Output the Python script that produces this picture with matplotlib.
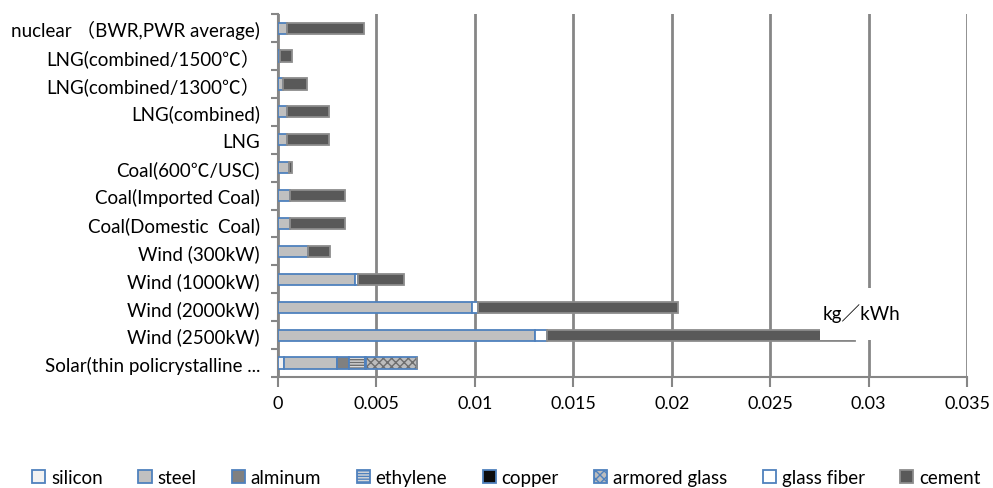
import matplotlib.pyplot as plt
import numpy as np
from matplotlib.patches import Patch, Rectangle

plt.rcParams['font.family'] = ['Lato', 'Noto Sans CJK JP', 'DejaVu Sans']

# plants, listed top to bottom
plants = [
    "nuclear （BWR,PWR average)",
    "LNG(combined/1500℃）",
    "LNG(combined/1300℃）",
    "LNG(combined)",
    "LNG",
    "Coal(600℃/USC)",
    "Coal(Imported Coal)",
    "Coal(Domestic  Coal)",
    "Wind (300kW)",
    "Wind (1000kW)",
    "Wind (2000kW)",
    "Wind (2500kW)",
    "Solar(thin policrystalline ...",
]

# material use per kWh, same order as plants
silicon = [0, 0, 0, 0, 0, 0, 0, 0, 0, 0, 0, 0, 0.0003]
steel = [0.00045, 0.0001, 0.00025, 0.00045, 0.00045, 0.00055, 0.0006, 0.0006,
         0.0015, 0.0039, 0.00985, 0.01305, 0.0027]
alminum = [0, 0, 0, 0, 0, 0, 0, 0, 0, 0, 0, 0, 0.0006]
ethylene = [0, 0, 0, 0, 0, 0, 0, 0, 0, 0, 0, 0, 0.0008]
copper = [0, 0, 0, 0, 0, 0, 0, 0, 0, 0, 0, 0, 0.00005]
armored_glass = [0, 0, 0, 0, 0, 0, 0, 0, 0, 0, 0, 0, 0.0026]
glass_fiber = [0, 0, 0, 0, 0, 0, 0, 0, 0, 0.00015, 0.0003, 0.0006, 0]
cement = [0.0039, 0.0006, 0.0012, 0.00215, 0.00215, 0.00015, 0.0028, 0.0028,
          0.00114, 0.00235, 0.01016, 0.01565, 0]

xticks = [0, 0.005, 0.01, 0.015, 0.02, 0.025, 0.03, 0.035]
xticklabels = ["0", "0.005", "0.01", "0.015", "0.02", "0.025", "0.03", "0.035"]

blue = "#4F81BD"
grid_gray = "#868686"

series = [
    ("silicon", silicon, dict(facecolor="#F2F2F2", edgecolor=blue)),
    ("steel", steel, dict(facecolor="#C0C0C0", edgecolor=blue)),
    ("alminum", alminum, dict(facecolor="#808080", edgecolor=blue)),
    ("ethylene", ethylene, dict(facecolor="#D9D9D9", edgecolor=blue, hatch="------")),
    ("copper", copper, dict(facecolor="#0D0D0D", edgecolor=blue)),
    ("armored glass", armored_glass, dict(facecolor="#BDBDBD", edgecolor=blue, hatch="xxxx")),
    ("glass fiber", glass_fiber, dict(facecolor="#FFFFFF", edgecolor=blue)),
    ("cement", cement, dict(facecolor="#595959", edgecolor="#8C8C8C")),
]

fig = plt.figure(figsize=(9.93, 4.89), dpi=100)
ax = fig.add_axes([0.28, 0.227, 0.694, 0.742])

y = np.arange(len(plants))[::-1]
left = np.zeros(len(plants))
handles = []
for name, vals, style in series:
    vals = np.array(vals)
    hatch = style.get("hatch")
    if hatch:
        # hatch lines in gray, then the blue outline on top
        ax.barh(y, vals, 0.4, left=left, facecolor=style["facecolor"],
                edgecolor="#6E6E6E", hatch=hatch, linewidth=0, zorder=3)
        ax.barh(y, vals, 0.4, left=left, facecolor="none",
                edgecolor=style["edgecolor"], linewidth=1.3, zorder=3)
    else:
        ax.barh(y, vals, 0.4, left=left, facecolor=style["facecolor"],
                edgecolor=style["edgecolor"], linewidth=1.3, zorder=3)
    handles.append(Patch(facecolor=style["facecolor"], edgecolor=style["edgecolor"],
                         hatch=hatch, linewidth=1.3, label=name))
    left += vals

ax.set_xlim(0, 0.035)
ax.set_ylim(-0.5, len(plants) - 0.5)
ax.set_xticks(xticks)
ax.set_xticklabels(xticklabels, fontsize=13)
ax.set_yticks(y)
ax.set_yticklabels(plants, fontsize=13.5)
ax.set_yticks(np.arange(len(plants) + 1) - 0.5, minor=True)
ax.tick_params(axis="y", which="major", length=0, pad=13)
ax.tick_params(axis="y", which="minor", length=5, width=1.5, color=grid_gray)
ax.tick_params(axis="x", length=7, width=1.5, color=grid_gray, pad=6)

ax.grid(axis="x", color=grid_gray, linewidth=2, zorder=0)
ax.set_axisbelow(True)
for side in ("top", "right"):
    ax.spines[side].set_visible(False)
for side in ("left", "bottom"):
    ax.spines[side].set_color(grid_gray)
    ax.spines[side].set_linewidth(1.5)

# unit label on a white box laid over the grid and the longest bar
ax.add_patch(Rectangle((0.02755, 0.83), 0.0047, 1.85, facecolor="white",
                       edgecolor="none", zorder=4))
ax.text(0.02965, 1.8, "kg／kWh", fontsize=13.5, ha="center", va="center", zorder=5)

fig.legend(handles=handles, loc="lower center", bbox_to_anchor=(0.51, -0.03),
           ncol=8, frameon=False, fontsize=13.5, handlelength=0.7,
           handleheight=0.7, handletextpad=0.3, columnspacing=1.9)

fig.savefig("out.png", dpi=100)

+ + + + +

Exercise task: Return the listing above in full and without alteration, excluding its pictures.

Answer in full:
Output the Python script that produces this picture with matplotlib.
import matplotlib.pyplot as plt
import numpy as np
from matplotlib.patches import Patch, Rectangle

plt.rcParams['font.family'] = ['Lato', 'Noto Sans CJK JP', 'DejaVu Sans']

# plants, listed top to bottom
plants = [
    "nuclear （BWR,PWR average)",
    "LNG(combined/1500℃）",
    "LNG(combined/1300℃）",
    "LNG(combined)",
    "LNG",
    "Coal(600℃/USC)",
    "Coal(Imported Coal)",
    "Coal(Domestic  Coal)",
    "Wind (300kW)",
    "Wind (1000kW)",
    "Wind (2000kW)",
    "Wind (2500kW)",
    "Solar(thin policrystalline ...",
]

# material use per kWh, same order as plants
silicon = [0, 0, 0, 0, 0, 0, 0, 0, 0, 0, 0, 0, 0.0003]
steel = [0.00045, 0.0001, 0.00025, 0.00045, 0.00045, 0.00055, 0.0006, 0.0006,
         0.0015, 0.0039, 0.00985, 0.01305, 0.0027]
alminum = [0, 0, 0, 0, 0, 0, 0, 0, 0, 0, 0, 0, 0.0006]
ethylene = [0, 0, 0, 0, 0, 0, 0, 0, 0, 0, 0, 0, 0.0008]
copper = [0, 0, 0, 0, 0, 0, 0, 0, 0, 0, 0, 0, 0.00005]
armored_glass = [0, 0, 0, 0, 0, 0, 0, 0, 0, 0, 0, 0, 0.0026]
glass_fiber = [0, 0, 0, 0, 0, 0, 0, 0, 0, 0.00015, 0.0003, 0.0006, 0]
cement = [0.0039, 0.0006, 0.0012, 0.00215, 0.00215, 0.00015, 0.0028, 0.0028,
          0.00114, 0.00235, 0.01016, 0.01565, 0]

xticks = [0, 0.005, 0.01, 0.015, 0.02, 0.025, 0.03, 0.035]
xticklabels = ["0", "0.005", "0.01", "0.015", "0.02", "0.025", "0.03", "0.035"]

blue = "#4F81BD"
grid_gray = "#868686"

series = [
    ("silicon", silicon, dict(facecolor="#F2F2F2", edgecolor=blue)),
    ("steel", steel, dict(facecolor="#C0C0C0", edgecolor=blue)),
    ("alminum", alminum, dict(facecolor="#808080", edgecolor=blue)),
    ("ethylene", ethylene, dict(facecolor="#D9D9D9", edgecolor=blue, hatch="------")),
    ("copper", copper, dict(facecolor="#0D0D0D", edgecolor=blue)),
    ("armored glass", armored_glass, dict(facecolor="#BDBDBD", edgecolor=blue, hatch="xxxx")),
    ("glass fiber", glass_fiber, dict(facecolor="#FFFFFF", edgecolor=blue)),
    ("cement", cement, dict(facecolor="#595959", edgecolor="#8C8C8C")),
]

fig = plt.figure(figsize=(9.93, 4.89), dpi=100)
ax = fig.add_axes([0.28, 0.227, 0.694, 0.742])

y = np.arange(len(plants))[::-1]
left = np.zeros(len(plants))
handles = []
for name, vals, style in series:
    vals = np.array(vals)
    hatch = style.get("hatch")
    if hatch:
        # hatch lines in gray, then the blue outline on top
        ax.barh(y, vals, 0.4, left=left, facecolor=style["facecolor"],
                edgecolor="#6E6E6E", hatch=hatch, linewidth=0, zorder=3)
        ax.barh(y, vals, 0.4, left=left, facecolor="none",
                edgecolor=style["edgecolor"], linewidth=1.3, zorder=3)
    else:
        ax.barh(y, vals, 0.4, left=left, facecolor=style["facecolor"],
                edgecolor=style["edgecolor"], linewidth=1.3, zorder=3)
    handles.append(Patch(facecolor=style["facecolor"], edgecolor=style["edgecolor"],
                         hatch=hatch, linewidth=1.3, label=name))
    left += vals

ax.set_xlim(0, 0.035)
ax.set_ylim(-0.5, len(plants) - 0.5)
ax.set_xticks(xticks)
ax.set_xticklabels(xticklabels, fontsize=13)
ax.set_yticks(y)
ax.set_yticklabels(plants, fontsize=13.5)
ax.set_yticks(np.arange(len(plants) + 1) - 0.5, minor=True)
ax.tick_params(axis="y", which="major", length=0, pad=13)
ax.tick_params(axis="y", which="minor", length=5, width=1.5, color=grid_gray)
ax.tick_params(axis="x", length=7, width=1.5, color=grid_gray, pad=6)

ax.grid(axis="x", color=grid_gray, linewidth=2, zorder=0)
ax.set_axisbelow(True)
for side in ("top", "right"):
    ax.spines[side].set_visible(False)
for side in ("left", "bottom"):
    ax.spines[side].set_color(grid_gray)
    ax.spines[side].set_linewidth(1.5)

# unit label on a white box laid over the grid and the longest bar
ax.add_patch(Rectangle((0.02755, 0.83), 0.0047, 1.85, facecolor="white",
                       edgecolor="none", zorder=4))
ax.text(0.02965, 1.8, "kg／kWh", fontsize=13.5, ha="center", va="center", zorder=5)

fig.legend(handles=handles, loc="lower center", bbox_to_anchor=(0.51, -0.03),
           ncol=8, frameon=False, fontsize=13.5, handlelength=0.7,
           handleheight=0.7, handletextpad=0.3, columnspacing=1.9)

fig.savefig("out.png", dpi=100)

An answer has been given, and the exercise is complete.